Tyzzeria boae Lainson and Paperna, 1994

Synonyms: None.

Type host: Boa constrictor

Other hosts: None to date.

Type locality: SOUTH AMERICA: Brazil, Para.

Geographic distribution: SOUTH AMERICA: Brazil.

Description of oocyst: Oocyst shape: spheroidal to sub-shperoidal; number of walls: 1; wall thickness: not given; wall characteristics: colorless, extremely delicate; L x W: 19.0 x 18.0 (15-22 x 15-21.5); L/W ratio: 1.0 (1.0-1.1); M: absent; OR: present; OR characteristics: spheroidal mass of granules and globules, 15.5 x 14.8 (13.5-18.5 x 13.5-17.5); PG: absent. Distinctive features of oocyst: extremely thin wall so that it is “almost invisible” in mature oocysts and OR that measures nearly as wide as the oocyst.

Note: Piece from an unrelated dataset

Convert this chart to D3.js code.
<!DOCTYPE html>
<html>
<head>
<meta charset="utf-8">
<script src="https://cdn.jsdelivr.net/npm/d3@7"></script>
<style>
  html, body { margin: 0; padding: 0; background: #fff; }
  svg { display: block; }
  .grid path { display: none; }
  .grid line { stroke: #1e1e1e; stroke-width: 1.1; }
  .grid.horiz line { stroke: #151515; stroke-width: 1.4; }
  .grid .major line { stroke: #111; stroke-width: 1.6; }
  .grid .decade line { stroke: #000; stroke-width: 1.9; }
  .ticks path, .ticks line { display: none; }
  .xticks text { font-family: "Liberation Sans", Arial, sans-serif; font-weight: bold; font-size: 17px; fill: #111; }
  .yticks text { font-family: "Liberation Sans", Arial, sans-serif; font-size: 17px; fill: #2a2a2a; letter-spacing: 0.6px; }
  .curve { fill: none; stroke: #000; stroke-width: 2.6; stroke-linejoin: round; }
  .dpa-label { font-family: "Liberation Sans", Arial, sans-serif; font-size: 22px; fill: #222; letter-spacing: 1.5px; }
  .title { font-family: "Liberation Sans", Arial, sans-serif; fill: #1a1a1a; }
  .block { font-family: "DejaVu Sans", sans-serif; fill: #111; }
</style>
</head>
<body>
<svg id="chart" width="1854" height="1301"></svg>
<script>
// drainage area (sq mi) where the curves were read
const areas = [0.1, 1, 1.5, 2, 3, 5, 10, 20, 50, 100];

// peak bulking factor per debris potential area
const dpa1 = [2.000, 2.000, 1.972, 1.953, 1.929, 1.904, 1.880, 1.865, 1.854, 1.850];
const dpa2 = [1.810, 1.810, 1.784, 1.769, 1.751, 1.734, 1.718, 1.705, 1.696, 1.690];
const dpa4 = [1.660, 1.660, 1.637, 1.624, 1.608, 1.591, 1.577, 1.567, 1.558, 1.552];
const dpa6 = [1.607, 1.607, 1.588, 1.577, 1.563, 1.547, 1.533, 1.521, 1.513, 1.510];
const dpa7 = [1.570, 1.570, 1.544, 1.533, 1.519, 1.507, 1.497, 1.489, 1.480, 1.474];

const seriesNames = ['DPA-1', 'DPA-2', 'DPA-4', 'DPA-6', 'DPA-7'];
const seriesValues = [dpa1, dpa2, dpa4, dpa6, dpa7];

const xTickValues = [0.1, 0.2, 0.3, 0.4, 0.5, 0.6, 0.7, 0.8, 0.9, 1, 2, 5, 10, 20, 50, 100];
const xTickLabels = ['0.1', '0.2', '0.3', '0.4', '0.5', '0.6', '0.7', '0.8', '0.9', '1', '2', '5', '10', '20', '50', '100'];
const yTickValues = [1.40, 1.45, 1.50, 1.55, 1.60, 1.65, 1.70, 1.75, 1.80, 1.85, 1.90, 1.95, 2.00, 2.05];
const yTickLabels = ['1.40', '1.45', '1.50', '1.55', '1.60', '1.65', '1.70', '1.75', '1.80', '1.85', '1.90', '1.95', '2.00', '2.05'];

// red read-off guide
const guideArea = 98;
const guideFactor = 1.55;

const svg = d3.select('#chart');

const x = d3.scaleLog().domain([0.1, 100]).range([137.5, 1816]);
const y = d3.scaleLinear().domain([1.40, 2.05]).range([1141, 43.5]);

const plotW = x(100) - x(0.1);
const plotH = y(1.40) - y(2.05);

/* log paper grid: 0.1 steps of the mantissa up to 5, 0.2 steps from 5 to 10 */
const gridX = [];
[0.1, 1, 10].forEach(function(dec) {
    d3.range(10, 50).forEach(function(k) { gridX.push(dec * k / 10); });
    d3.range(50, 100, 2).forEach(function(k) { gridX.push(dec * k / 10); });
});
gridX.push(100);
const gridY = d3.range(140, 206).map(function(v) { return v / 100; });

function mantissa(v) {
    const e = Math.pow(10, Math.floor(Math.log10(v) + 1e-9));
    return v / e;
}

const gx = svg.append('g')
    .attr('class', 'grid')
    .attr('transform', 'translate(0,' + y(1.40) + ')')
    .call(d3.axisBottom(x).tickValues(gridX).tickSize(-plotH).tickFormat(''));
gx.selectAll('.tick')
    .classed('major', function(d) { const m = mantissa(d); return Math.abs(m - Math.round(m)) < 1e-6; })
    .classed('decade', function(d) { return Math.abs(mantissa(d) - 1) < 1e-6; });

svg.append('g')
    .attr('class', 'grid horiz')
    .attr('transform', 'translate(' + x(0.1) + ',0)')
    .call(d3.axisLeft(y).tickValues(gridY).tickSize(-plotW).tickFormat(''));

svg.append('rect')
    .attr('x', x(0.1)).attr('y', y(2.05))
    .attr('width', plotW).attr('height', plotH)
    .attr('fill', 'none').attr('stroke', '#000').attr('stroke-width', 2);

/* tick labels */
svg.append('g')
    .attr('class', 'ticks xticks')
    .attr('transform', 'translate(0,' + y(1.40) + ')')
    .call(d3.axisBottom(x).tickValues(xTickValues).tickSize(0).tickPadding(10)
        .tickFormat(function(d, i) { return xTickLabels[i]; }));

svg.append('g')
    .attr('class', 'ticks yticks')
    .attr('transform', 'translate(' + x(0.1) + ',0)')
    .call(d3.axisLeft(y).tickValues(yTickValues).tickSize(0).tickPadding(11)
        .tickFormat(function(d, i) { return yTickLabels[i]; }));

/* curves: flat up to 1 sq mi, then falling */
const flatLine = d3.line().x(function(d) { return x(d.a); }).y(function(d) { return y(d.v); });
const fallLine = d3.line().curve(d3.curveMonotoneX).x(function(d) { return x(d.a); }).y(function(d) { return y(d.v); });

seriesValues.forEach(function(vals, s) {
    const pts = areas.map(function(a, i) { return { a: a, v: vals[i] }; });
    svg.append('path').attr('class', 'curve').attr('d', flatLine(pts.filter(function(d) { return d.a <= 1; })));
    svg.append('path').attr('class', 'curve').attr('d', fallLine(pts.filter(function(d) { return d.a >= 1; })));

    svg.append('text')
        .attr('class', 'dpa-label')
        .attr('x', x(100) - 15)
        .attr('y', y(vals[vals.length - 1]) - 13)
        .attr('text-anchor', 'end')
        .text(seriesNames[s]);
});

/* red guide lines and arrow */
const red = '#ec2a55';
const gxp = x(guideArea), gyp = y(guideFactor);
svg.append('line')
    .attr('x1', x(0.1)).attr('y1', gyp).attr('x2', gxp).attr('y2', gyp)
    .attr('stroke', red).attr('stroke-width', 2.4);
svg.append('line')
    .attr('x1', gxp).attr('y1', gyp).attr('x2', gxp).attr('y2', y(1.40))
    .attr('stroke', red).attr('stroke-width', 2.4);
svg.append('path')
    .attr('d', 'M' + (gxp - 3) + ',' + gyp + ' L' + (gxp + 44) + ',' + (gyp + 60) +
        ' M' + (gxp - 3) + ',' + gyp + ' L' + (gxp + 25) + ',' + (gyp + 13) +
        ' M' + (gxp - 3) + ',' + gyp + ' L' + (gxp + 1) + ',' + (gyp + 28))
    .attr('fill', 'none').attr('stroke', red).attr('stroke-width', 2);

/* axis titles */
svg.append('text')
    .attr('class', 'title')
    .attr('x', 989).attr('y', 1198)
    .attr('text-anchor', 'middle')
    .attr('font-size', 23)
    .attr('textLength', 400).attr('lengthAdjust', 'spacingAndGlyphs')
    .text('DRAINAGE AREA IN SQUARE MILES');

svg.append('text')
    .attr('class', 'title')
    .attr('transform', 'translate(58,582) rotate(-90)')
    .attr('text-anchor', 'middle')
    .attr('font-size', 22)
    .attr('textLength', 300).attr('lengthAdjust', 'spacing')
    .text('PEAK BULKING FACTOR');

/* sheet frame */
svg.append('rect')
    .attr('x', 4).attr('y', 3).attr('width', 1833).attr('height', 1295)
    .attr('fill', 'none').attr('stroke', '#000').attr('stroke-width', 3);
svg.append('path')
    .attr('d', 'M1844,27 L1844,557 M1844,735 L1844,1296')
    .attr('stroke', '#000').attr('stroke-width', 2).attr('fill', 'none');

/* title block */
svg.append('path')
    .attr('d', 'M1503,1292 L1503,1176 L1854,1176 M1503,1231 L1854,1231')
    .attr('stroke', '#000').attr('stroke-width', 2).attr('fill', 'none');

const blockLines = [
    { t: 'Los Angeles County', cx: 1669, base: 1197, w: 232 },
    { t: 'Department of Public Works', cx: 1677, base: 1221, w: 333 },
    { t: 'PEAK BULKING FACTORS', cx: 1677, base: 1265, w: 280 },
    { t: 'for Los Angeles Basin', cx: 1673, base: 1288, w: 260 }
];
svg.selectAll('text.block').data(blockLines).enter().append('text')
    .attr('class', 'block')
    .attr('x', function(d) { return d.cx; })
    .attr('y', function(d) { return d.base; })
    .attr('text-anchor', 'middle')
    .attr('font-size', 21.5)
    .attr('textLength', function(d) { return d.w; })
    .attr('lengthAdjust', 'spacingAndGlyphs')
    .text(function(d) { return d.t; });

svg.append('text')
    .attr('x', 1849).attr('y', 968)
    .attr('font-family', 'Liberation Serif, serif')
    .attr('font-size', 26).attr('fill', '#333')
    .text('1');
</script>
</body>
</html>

Description of sporozoites: Sporozoite shape: banana-shaped and frequently become irregularly scattered in older oocysts; L x W: 11.0 x 1.8 (8.5-12.5 x 1-2); L/W ratio: not given; RB: 2, one lying anterior and the other posterior to the N; at their more pointed end, the tip of the SZ becomes optically dense (presumably due to the conoid and related organelles). Distinctive features of sporozoites: optically dense tips and 2 RBs.

Prevalence: 1/1 (100%).

Sporulation: Exogenous. Oocysts matured in 8 days when placed in 2% potassium dichromate at 24º C.

Prepatent and patent periods: Unknown.

Site of infection: Kidney. Merogony and gamogony occur on the lumen side of the host cell N, only in epithelial cells of the distal convoluted and collecting tubules.

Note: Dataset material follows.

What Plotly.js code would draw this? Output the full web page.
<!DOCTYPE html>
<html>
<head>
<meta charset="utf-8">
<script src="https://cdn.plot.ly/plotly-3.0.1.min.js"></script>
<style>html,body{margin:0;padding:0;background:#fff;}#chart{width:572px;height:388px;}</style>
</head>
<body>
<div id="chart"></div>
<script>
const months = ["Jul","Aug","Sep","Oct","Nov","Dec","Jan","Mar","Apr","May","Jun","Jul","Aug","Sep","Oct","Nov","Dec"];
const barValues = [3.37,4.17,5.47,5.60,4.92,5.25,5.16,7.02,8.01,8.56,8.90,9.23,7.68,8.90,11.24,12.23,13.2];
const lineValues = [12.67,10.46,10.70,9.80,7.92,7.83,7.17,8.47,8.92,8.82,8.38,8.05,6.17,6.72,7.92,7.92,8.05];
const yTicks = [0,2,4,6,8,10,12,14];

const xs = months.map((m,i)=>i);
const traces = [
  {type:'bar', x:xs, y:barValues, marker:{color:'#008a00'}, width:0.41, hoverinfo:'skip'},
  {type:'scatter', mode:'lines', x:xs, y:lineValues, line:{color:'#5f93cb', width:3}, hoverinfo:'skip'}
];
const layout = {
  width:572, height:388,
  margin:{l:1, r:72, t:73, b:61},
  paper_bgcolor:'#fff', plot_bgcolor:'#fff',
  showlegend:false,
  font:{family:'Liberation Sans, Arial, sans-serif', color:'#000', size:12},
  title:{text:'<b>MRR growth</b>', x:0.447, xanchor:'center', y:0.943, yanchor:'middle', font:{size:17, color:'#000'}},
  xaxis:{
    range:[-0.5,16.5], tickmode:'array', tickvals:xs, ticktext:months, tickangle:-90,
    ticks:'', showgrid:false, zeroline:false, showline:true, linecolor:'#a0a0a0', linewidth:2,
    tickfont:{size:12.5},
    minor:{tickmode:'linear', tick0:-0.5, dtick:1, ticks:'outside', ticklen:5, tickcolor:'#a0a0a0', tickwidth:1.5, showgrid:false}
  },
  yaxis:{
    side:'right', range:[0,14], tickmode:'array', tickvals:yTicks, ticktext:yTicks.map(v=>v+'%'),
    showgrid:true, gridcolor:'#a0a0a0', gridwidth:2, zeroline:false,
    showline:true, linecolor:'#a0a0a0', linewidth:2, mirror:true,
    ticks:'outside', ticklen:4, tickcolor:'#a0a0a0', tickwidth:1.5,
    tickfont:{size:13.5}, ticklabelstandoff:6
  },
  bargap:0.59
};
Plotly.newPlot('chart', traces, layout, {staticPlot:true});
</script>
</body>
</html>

Endogenous development: Two types of meronts were found in stained smears: larger meronts, up to 30 wide, with 50-100+ tear-shaped merozoites, ~5.0 x 1.75, and smaller meronts, 10-20 wide, with a small number of larger, more slender merozoites, ~12.5 x 2.5. Microgamonts had, (Development ... typical of other members of Eimeriidae, and measured (in tissue smears) 18.6 x 15.8 (12.5-30 x 12.5-20), with angular and densely staining N and comma-shaped microgametes, ~4.0 x 1.0. When microgametes were shed, a bulky residual body remained. Macrogamonts distinguished by delicately staining, pale blue cytoplasm and diffuse, pink N; mature forms, spheroidal to subspheroidal, measured 15-22 x 14-20, with cytoplasm containing numerous granules and diffuse chromatin mass with conspicuous karyosome. Fertilized macrogametes (zygote) compact, stained darkly with spheroidal, intensely staining...wall-forming bodies which appear in cytoplasm. Zygotes rupture into lumen of distal and collecting tubules from where they are expelled into ureters and carried to cloaca.

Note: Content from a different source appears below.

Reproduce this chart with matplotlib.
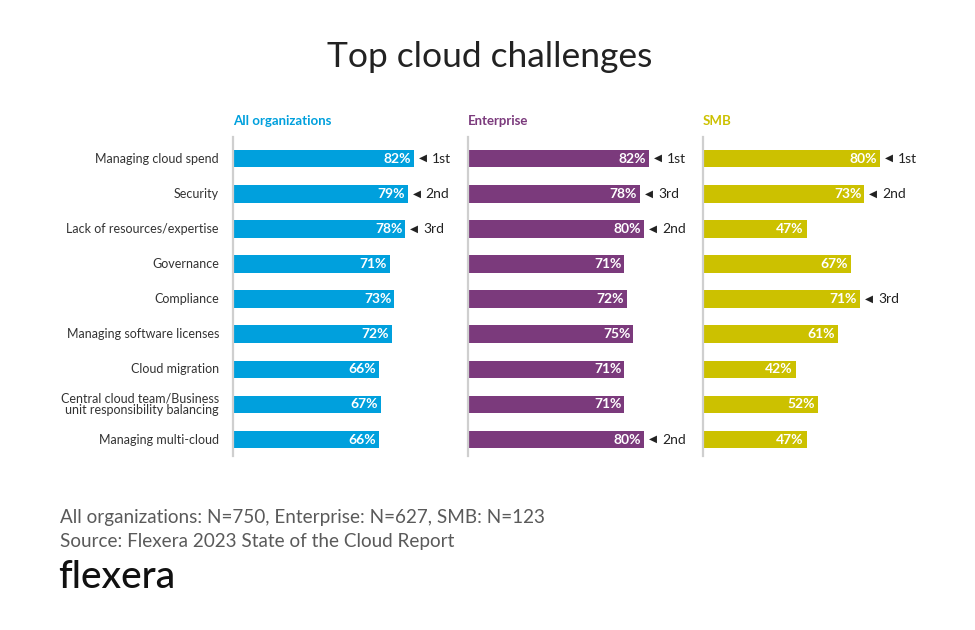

Pathology: Kidneys of the infected snake were considerably enlarged, compared to those of uninfected specimens of about the same age. Many sections of distal tubules showed every epithelial cell to be occupied by one or more parasite stages, (and it remains highly likely that kidney function was impaired.

Materials deposited: Oocysts in 10% formal-saline and histological sections and smears of the kidney are in the Department of Parasitology, Instituto Evandro Chagas, Belém, Pará, Brazil, No. Boa 01/11.01.93.

Remarks: This species is one of only two Tyzzeria known from Serpentes. A possible adelinid, Klossiella boae Zwart, 1964, was reported to infect the kidneys of Boa constrictor (Zwart, 1964). Oocysts of this genus contain many sporocysts which rupture from the thin-walled oocysts and are passed in the urates. However, the description and photographs by Zwart (1964) are not adequate enough to conclusively identify this organism as a member of the genus Klossiella, and the oocyst photographed along with the measurements given, 14-22 x 36-53, appears to actually represent a meront that may well be one of T. boae.